THE PROBLEM → Set down the full listing exactly as given. Any pictures are to be left out.

◇ ◇ ◇

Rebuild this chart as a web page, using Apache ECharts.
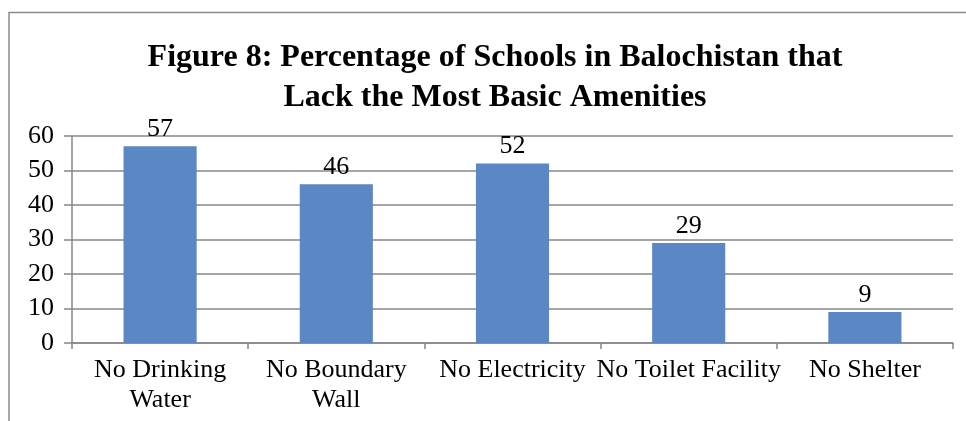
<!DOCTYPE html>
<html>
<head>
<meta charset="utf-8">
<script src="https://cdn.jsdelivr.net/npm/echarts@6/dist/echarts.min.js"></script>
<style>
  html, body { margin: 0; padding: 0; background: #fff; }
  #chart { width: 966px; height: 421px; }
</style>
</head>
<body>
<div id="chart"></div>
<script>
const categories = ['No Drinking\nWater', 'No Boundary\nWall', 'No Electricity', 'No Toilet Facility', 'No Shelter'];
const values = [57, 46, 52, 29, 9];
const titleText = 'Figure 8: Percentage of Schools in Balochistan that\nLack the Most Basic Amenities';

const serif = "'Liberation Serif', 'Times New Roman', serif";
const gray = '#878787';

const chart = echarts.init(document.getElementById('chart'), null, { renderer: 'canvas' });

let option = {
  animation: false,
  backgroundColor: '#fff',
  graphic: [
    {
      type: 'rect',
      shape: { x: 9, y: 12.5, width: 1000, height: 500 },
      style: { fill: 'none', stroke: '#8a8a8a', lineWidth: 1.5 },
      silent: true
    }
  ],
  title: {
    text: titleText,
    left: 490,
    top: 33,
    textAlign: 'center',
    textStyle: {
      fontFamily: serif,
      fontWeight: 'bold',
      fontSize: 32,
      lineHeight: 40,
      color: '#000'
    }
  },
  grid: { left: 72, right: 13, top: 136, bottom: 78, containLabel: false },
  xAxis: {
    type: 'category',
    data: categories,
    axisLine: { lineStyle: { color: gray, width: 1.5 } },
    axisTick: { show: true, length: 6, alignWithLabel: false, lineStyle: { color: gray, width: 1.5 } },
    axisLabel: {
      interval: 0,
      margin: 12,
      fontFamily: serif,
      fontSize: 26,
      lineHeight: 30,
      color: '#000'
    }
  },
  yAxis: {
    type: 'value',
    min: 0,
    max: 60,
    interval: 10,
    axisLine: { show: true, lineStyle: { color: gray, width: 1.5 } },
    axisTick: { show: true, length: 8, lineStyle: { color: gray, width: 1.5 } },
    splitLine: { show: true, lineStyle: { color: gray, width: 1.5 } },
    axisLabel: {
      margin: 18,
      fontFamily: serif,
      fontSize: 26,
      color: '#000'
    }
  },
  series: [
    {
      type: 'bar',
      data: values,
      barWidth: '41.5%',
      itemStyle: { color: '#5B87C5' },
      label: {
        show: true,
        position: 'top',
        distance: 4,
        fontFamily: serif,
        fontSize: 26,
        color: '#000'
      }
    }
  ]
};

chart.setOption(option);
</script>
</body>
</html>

◇ ◇ ◇

RESPONSE TO THE TASK →
Rebuild this chart as a web page, using Apache ECharts.
<!DOCTYPE html>
<html>
<head>
<meta charset="utf-8">
<script src="https://cdn.jsdelivr.net/npm/echarts@6/dist/echarts.min.js"></script>
<style>
  html, body { margin: 0; padding: 0; background: #fff; }
  #chart { width: 966px; height: 421px; }
</style>
</head>
<body>
<div id="chart"></div>
<script>
const categories = ['No Drinking\nWater', 'No Boundary\nWall', 'No Electricity', 'No Toilet Facility', 'No Shelter'];
const values = [57, 46, 52, 29, 9];
const titleText = 'Figure 8: Percentage of Schools in Balochistan that\nLack the Most Basic Amenities';

const serif = "'Liberation Serif', 'Times New Roman', serif";
const gray = '#878787';

const chart = echarts.init(document.getElementById('chart'), null, { renderer: 'canvas' });

let option = {
  animation: false,
  backgroundColor: '#fff',
  graphic: [
    {
      type: 'rect',
      shape: { x: 9, y: 12.5, width: 1000, height: 500 },
      style: { fill: 'none', stroke: '#8a8a8a', lineWidth: 1.5 },
      silent: true
    }
  ],
  title: {
    text: titleText,
    left: 490,
    top: 33,
    textAlign: 'center',
    textStyle: {
      fontFamily: serif,
      fontWeight: 'bold',
      fontSize: 32,
      lineHeight: 40,
      color: '#000'
    }
  },
  grid: { left: 72, right: 13, top: 136, bottom: 78, containLabel: false },
  xAxis: {
    type: 'category',
    data: categories,
    axisLine: { lineStyle: { color: gray, width: 1.5 } },
    axisTick: { show: true, length: 6, alignWithLabel: false, lineStyle: { color: gray, width: 1.5 } },
    axisLabel: {
      interval: 0,
      margin: 12,
      fontFamily: serif,
      fontSize: 26,
      lineHeight: 30,
      color: '#000'
    }
  },
  yAxis: {
    type: 'value',
    min: 0,
    max: 60,
    interval: 10,
    axisLine: { show: true, lineStyle: { color: gray, width: 1.5 } },
    axisTick: { show: true, length: 8, lineStyle: { color: gray, width: 1.5 } },
    splitLine: { show: true, lineStyle: { color: gray, width: 1.5 } },
    axisLabel: {
      margin: 18,
      fontFamily: serif,
      fontSize: 26,
      color: '#000'
    }
  },
  series: [
    {
      type: 'bar',
      data: values,
      barWidth: '41.5%',
      itemStyle: { color: '#5B87C5' },
      label: {
        show: true,
        position: 'top',
        distance: 4,
        fontFamily: serif,
        fontSize: 26,
        color: '#000'
      }
    }
  ]
};

chart.setOption(option);
</script>
</body>
</html>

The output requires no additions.